I want to read an Excel file, sum the values for the years 2021, 2020 and 2019 for the locations from the same region (region B) and then create a graph with two lines (for region A and B) which will show how the values for both regions have changed during the years.
I tried with this code:
import numpy
import pandas as pd
import matplotlib.pyplot as plt
excel_file_path = "Testfile.xlsx"
df = pd.read_excel(excel_file_path)
df_region = df.groupby(['Region']).sum()
x = ["2021", "2020", "2019"]
y1 = df_region["Values2021"]
y2 = df_region["Values2020"]
y3 = df_region["Values2019"]
fig = plt.figure(figsize=(20,5))
plt.plot(x, y1, color = 'red', label = "A")
plt.plot(x, y2, color = 'blue', label = "B")
plt.legend(loc='best')
plt.show()
But it isn't working for me - I get the following error:
"Exception has occurred: ValueError x and y must have same first dimension, but have shapes (3,) and (2,)"
And this is my Excel file:
Location Region Values2021 Values2020 Values2019
Location1 A 720,00 680,00 554,00
Location2 B 340,00 360,00 389,00
Location3 B 320,00 230,00 287,00
What do I need to do to get the result that I want? Any help would be greatly appreciated.

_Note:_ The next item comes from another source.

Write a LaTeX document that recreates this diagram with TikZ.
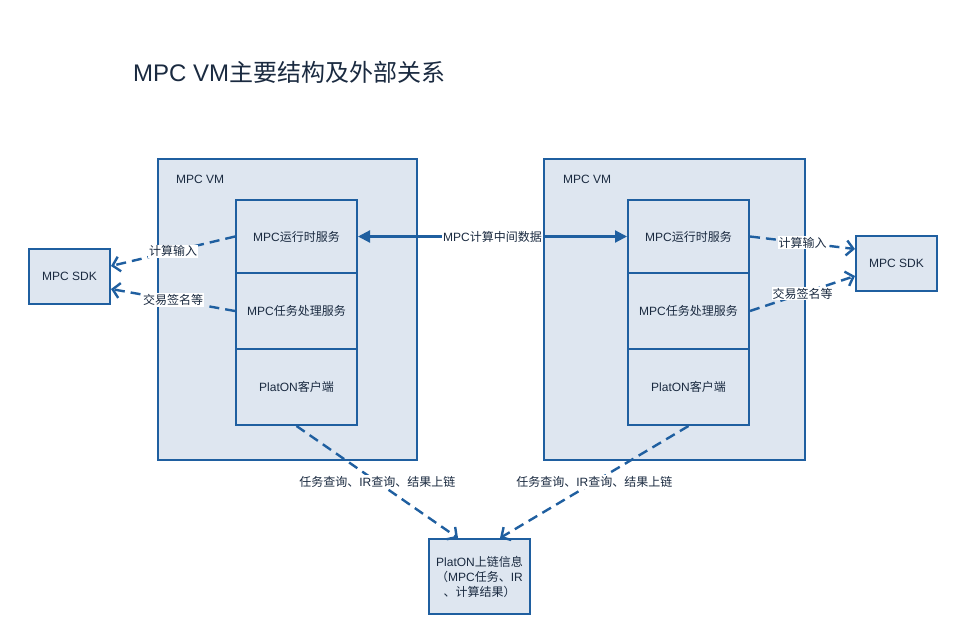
\documentclass[tikz,border=0pt]{standalone}
\usepackage{fontspec}
\setmainfont{Liberation Sans}
\newfontfamily\cjk{Noto Sans CJK SC}
\newcommand{\zh}[1]{{\cjk #1}}
\usetikzlibrary{arrows.meta}
\definecolor{bfill}{HTML}{DEE6F0}
\definecolor{bline}{HTML}{1F5FA0}
\definecolor{txt}{HTML}{1A2A40}
\begin{document}
\begin{tikzpicture}[x=1pt,y=-1pt,
  box/.style={draw=bline, fill=bfill, line width=2pt, inner sep=2pt, text=txt,
    font=\fontsize{12}{15}\selectfont, align=center},
  lbl/.style={fill=white, inner sep=1pt, text=txt, font=\fontsize{12}{14}\selectfont},
  dsh/.style={draw=bline, line width=2.4pt, dash pattern=on 10pt off 6pt,
    -{Straight Barb[length=7pt,width=15pt]}},
  mid/.style={draw=bline, line width=2.2pt,
    {Triangle[length=12pt,width=12pt]}-{Triangle[length=12pt,width=12pt]}}
]
\useasboundingbox (0,0) rectangle (957,635);
\fill[white] (0,0) rectangle (957,635);

% title
\node[anchor=west, text=txt, font=\fontsize{24}{27}\selectfont, inner sep=0] (title) at (133,72) {MPC VM\zh{主要结构及外部关系}};

% VM containers
\node[box, minimum width=259, minimum height=301] (vmL) at (287.5,309.5) {};
\node[box, minimum width=261, minimum height=301] (vmR) at (674.5,309.5) {};
\node[anchor=west, text=txt, font=\fontsize{12}{14}\selectfont, inner sep=0] (vmLt) at (176,179) {MPC VM};
\node[anchor=west, text=txt, font=\fontsize{12}{14}\selectfont, inner sep=0] (vmRt) at (563,179) {MPC VM};

% inner boxes left
\node[box, minimum width=121, minimum height=73] (rtL) at (296.5,236.5) {MPC\zh{运行时服务}};
\node[box, minimum width=121, minimum height=76] (tpL) at (296.5,311) {MPC\zh{任务处理服务}};
\node[box, minimum width=121, minimum height=76] (pcL) at (296.5,387) {PlatON\zh{客户端}};
% inner boxes right
\node[box, minimum width=121, minimum height=73] (rtR) at (688.5,236.5) {MPC\zh{运行时服务}};
\node[box, minimum width=121, minimum height=76] (tpR) at (688.5,311) {MPC\zh{任务处理服务}};
\node[box, minimum width=121, minimum height=76] (pcR) at (688.5,387) {PlatON\zh{客户端}};

% SDKs
\node[box, minimum width=81, minimum height=55] (sdkL) at (69.5,276.5) {MPC SDK};
\node[box, minimum width=81, minimum height=55] (sdkR) at (896.5,263.5) {MPC SDK};

% bottom
\node[box, minimum width=101, minimum height=75] (bot) at (479.5,576.5) {PlatON\zh{上链信息}\\\zh{（}MPC\zh{任务、}IR\\\zh{、计算结果）}};

% middle arrow
\draw[mid] (rtL.east) -- node[lbl] (midl) {MPC\zh{计算中间数据}} (rtR.west);

% left dashed
\draw[dsh] (rtL.west) -- node[lbl] (l1) {\zh{计算输入}} ([yshift=10.5pt]sdkL.east);
\draw[dsh] (tpL.west) -- node[lbl] (l2) {\zh{交易签名等}} ([yshift=-12.5pt]sdkL.east);
% right dashed
\draw[dsh] (rtR.east) -- node[lbl] (r1) {\zh{计算输入}} ([yshift=14.5pt]sdkR.west);
\draw[dsh] (tpR.east) -- node[lbl] (r2) {\zh{交易签名等}} ([yshift=-12.5pt]sdkR.west);
% bottom dashed
\draw[dsh] (pcL.south) -- node[lbl] (b1) {\zh{任务查询、}IR\zh{查询、结果上链}} ([xshift=-21.5pt]bot.north);
\draw[dsh] (pcR.south) -- node[lbl] (b2) {\zh{任务查询、}IR\zh{查询、结果上链}} ([xshift=20.5pt]bot.north);
\end{tikzpicture}
\end{document}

CodePudding user response:
I think you meant to define your y1
and y2
a little differently.
x = ["2021", "2020", "2019"]
fig = plt.figure(figsize=(20,5))
colors = ['red', 'blue']
for i, region in enumerate(df_region.index):
y = df_region.loc[region, :]
plt.plot(x, y, color = colors[i], label = region)
plt.legend(loc='best')
plt.show()
which plots AND reads the region names from the DataFrame.